The Model Plant
October 18, 2012 2 Comments
Charis Cook works for GARNet, a BBSRC-sponsored network that supports plant scientists in the UK by, among other things, linking researchers to each other and to the research councils, and providing an information hub for plant scientists. GARNet also has its own blog. Before working for GARNet, Charis was at Royal Holloway, University of London, as a post-grad student and then a post-doctoral researcher.
Arabidopsis thaliana, an unassuming Brassicaceae species with a short life cycle and tiny white flowers, was the subject of nearly 4000 peer-reviewed journal articles in 2011. A. thaliana is also the starting point of much of the research featured on the Plantwise blog, as plant molecular biology depends heavily on resources built on research on this small plant.
In 2000, after ten years of research, A. thaliana became the first plant to have its genome fully sequenced. The following years were devoted to annotating the genome and building new resources around it, which now include transcriptome, proteome, and metabolome datasets, extensive information on protein interactions, hundreds of genotyped accessions, and germplasm banks. As a result, research into other plant species almost always involves, and often starts with, Arabidopsis resources. For example, the team who made the recent discovery of a rice gene that confers tolerance to phosphorus deficiency used Arabidopsis resources to make the initial identification of gene type and the function of its product; and the 2005 Golden Rice 2 team used an Arabidopsis phytoene synthase gene sequence to search the rice genome for novel copies of the gene.

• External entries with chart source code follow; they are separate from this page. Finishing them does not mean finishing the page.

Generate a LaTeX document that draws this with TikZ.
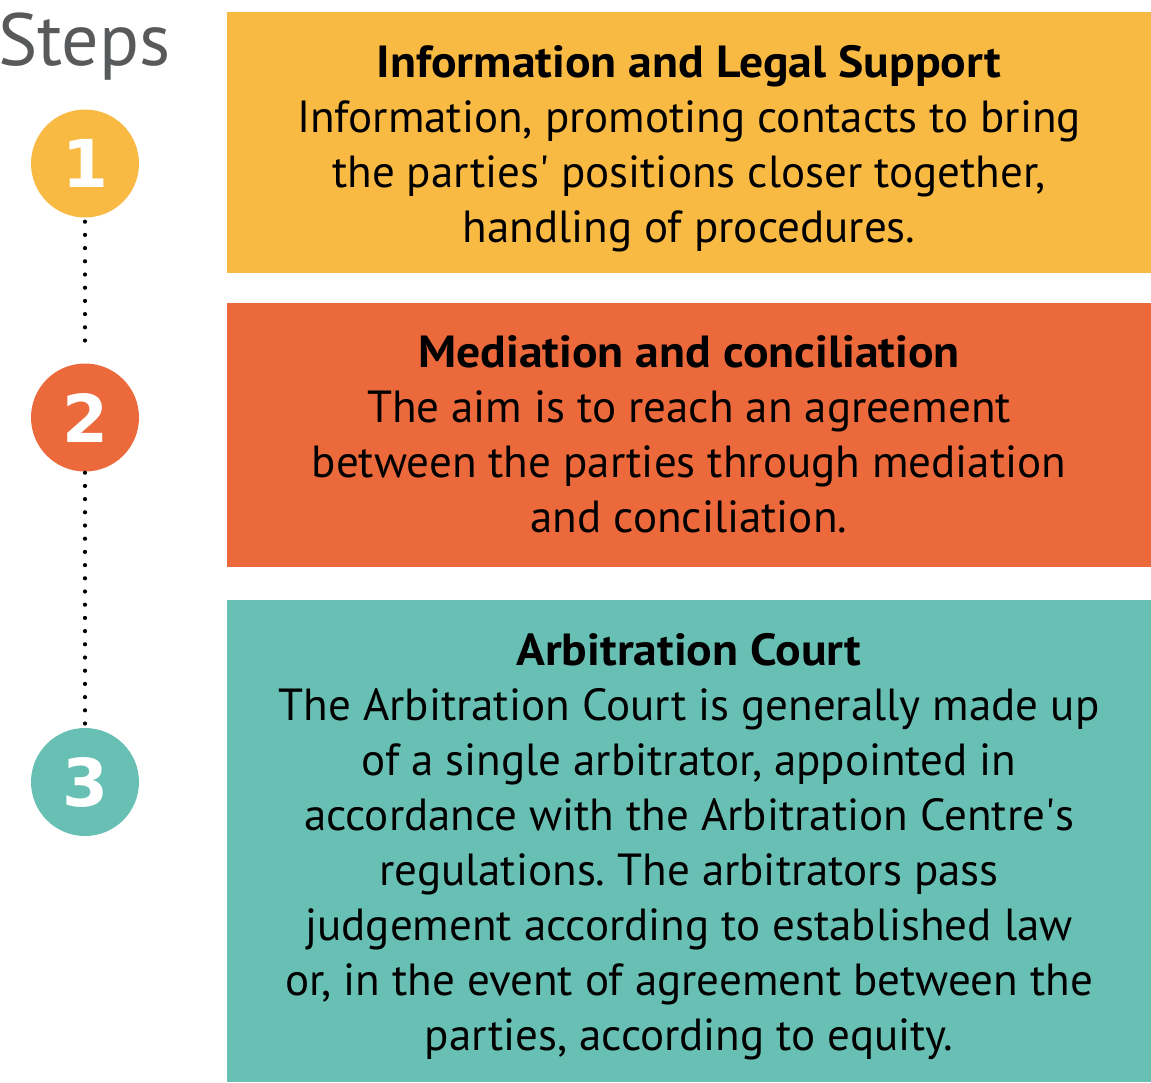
\documentclass[tikz,border=0pt]{standalone}
\usepackage{fontspec}
\setmainfont{PT Sans}[BoldFeatures={FakeStretch=1.06}]
\newfontfamily\digitfont{DejaVu Sans}
\definecolor{cyellow}{HTML}{F9BA44}
\definecolor{corange}{HTML}{EC693C}
\definecolor{cteal}{HTML}{68C0B4}
\definecolor{cgray}{HTML}{58595B}
\frenchspacing
\begin{document}
\begin{tikzpicture}[x=1pt,y=-1pt,
  stepcircle/.style={circle,minimum size=108pt,inner sep=0pt,text=white,
    font=\digitfont\bfseries\fontsize{66}{66}\selectfont},
  stepbox/.style={rectangle,anchor=north west,inner sep=0pt,minimum width=924pt},
  boxtext/.style={anchor=north,inner sep=0pt,align=center,text=black,
    font=\frenchspacing\fontsize{45}{55}\selectfont},
  dotline/.style={line width=4.2pt,line cap=round,dash pattern=on 0pt off 13.2pt}]
\useasboundingbox (0,0) rectangle (1151,1082);
\node[anchor=base west,inner sep=0pt,text=cgray,font=\fontsize{74}{74}\selectfont] (title) at (-2,65) {Steps};
\node[stepbox,fill=cyellow,minimum height=261pt] (b1) at (227,12) {};
\node[stepbox,fill=corange,minimum height=264pt] (b2) at (227,303) {};
\node[stepbox,fill=cteal,minimum height=482pt] (b3) at (227,600) {};
\node[boxtext] (t1) at (689,45) {\textbf{Information and Legal Support}\\Information, promoting contacts to bring\\the parties\textquotesingle\ positions closer together,\\handling of procedures.};
\node[boxtext] (t2) at (689,335) {\textbf{Mediation and conciliation}\\The aim is to reach an agreement\\between the parties through mediation\\and conciliation.};
\node[boxtext] (t3) at (689,633) {\textbf{Arbitration Court}\\The Arbitration Court is generally made up\\of a single arbitrator, appointed in\\accordance with the Arbitration Centre\textquotesingle s\\regulations. The arbitrators pass\\judgement according to established law\\or, in the event of agreement between the\\parties, according to equity.};
\node[stepcircle,fill=cyellow] (c1) at (85,163.5) {1};
\node[stepcircle,fill=corange] (c2) at (85,417.5) {2};
\node[stepcircle,fill=cteal] (c3) at (85,782) {3};
\draw[dotline] ([yshift=-4pt]c1.south) -- ([yshift=12pt]c2.north);
\draw[dotline] ([yshift=-1pt]c2.south) -- ([yshift=4pt]c3.north);
\end{tikzpicture}
\end{document}
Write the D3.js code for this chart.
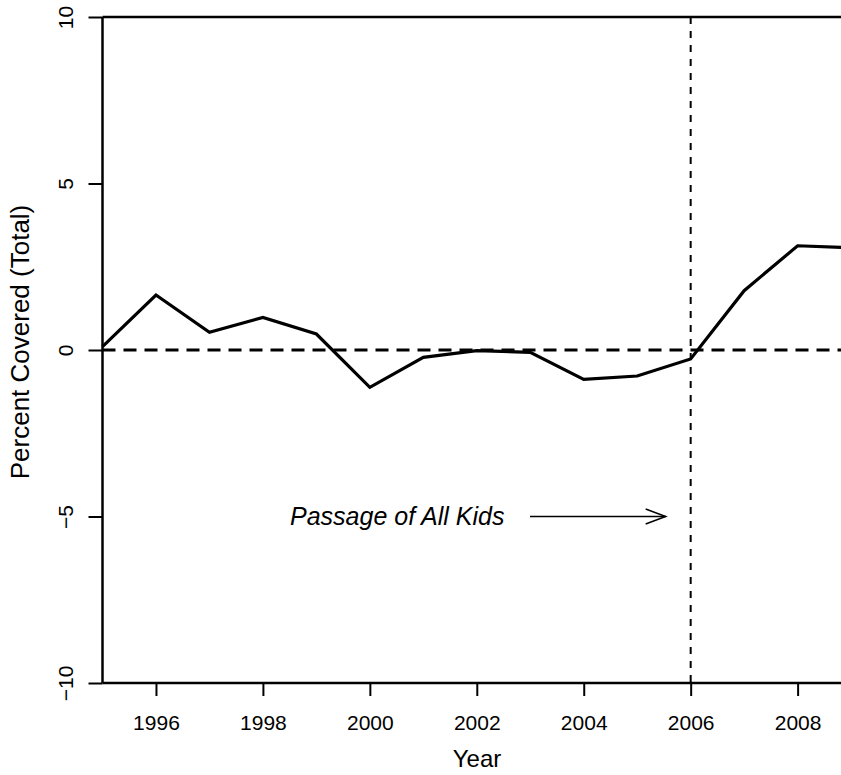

An exciting piece of research that has the potential to reduce resource input into maize farming was highlighted on the Plantwise blog recently. Hartwig et al. predicted that the fungicide propiconazole would disrupt brassinosteroid biosynthesis, and tested their idea by spraying Arabidopsis plants with the fungicide. When they saw the resulting small plants and all-female flowers that were evidence of reduced brassinosteroid activity, the team tried it out on maize plants. Propiconazole-sprayed maize plants were also small with female flowers, but grain size and quantity were unaffected. As smaller plants require less water and fertiliser, and farmers usually remove male flowers to prevent self-pollination, propiconazole is an easy way of making maize farming more efficient. This project is an excellent demonstration of the other important property of Arabidopsis – it is cheap to buy and grow, and easy to maintain!
In the UK over the next few years, much biological research will be working toward a ‘digital organism,’ defined by the BBSRC as ‘collections of integrated models underpinned by quantitative data, which together represent key biological systems and processes.’ A. thaliana is a prime candidate for a ‘digital plant’ because of the extensive knowledge base that already exists for this species. It is not a crop species, but is nonetheless commercially very important. Historically A. thaliana researchers are the pioneers of plant science, leading the way for research on other species, and continued support of Arabidopsis research as we enter an era of bioinformatics-led plant research will be to the benefit all of plant and crop science.